Rawdon Briggs

Personal information
- Born: 30 December 1853 Warkworth, Northumberland, England
- Died: 21 August 1936 (aged 82) Bedford, Bedfordshire, England
- Batting: Right-handed
- Bowling: Right-arm roundarm fast

Domestic team information
- 1875–1876: Oxford University

Career statistics
| Competition | First-class |
| Matches | 10 |
| Runs scored | 342 |
| Batting average | 21.37 |
| 100s/50s | 0/1 |
| Top score | 71 |
| Catches/stumpings | 8/– |
- Source: Cricinfo, 13 January 2020

= Rawdon Briggs (cricketer) =

English cricketer and clergyman

Rawdon Briggs (30 December 1853 – 21 August 1936) was an English first-class cricketer and clergyman.

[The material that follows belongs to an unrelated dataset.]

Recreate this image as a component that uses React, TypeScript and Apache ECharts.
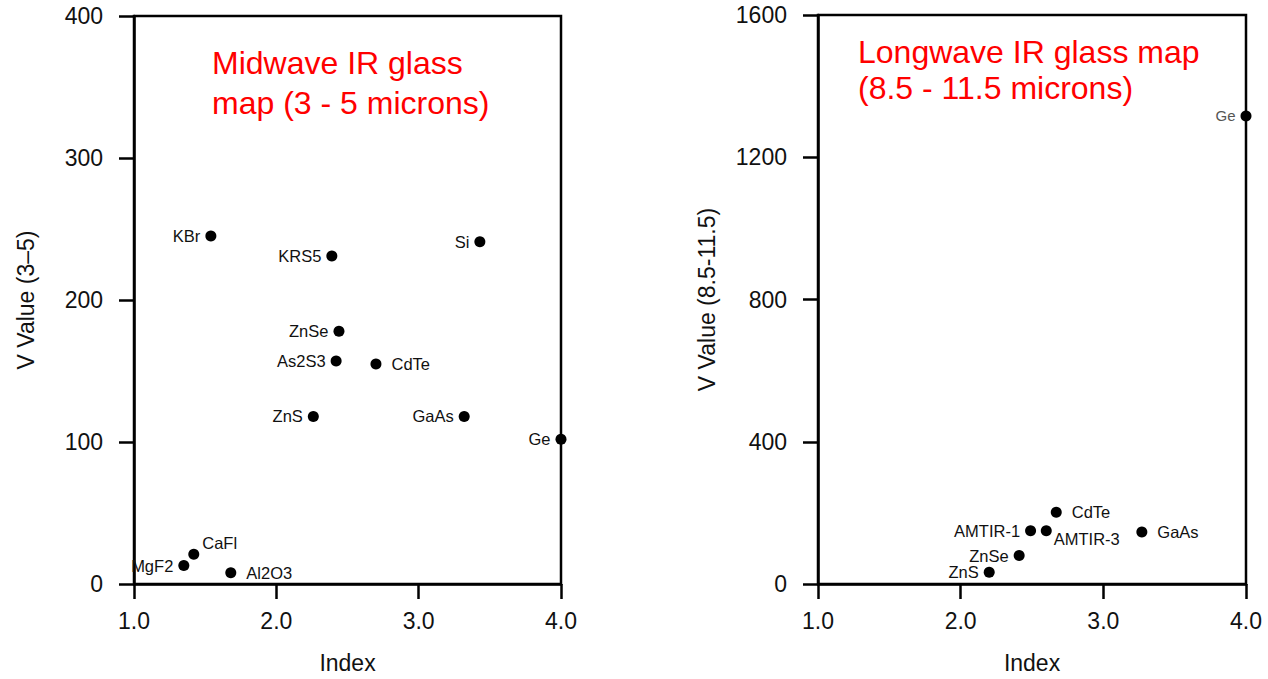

The son of Rawdon Briggs senior, he was born in December 1853 at Warkworth, Northumberland. He was educated at Winchester College, before going up to St John's College, Oxford. While studying at Oxford, Briggs played first-class cricket for Oxford University in 1874 and 1875, making ten appearances. He scored 342 runs in his ten first-class matches, at an average of 21.37 and with a highest score of 71. After graduating from Oxford, he took holy orders in the Anglican Church. He was the canon of All Saints, Bradford from 1877–82 and was the vicar there from 1882. Briggs died at Bedford in August 1936.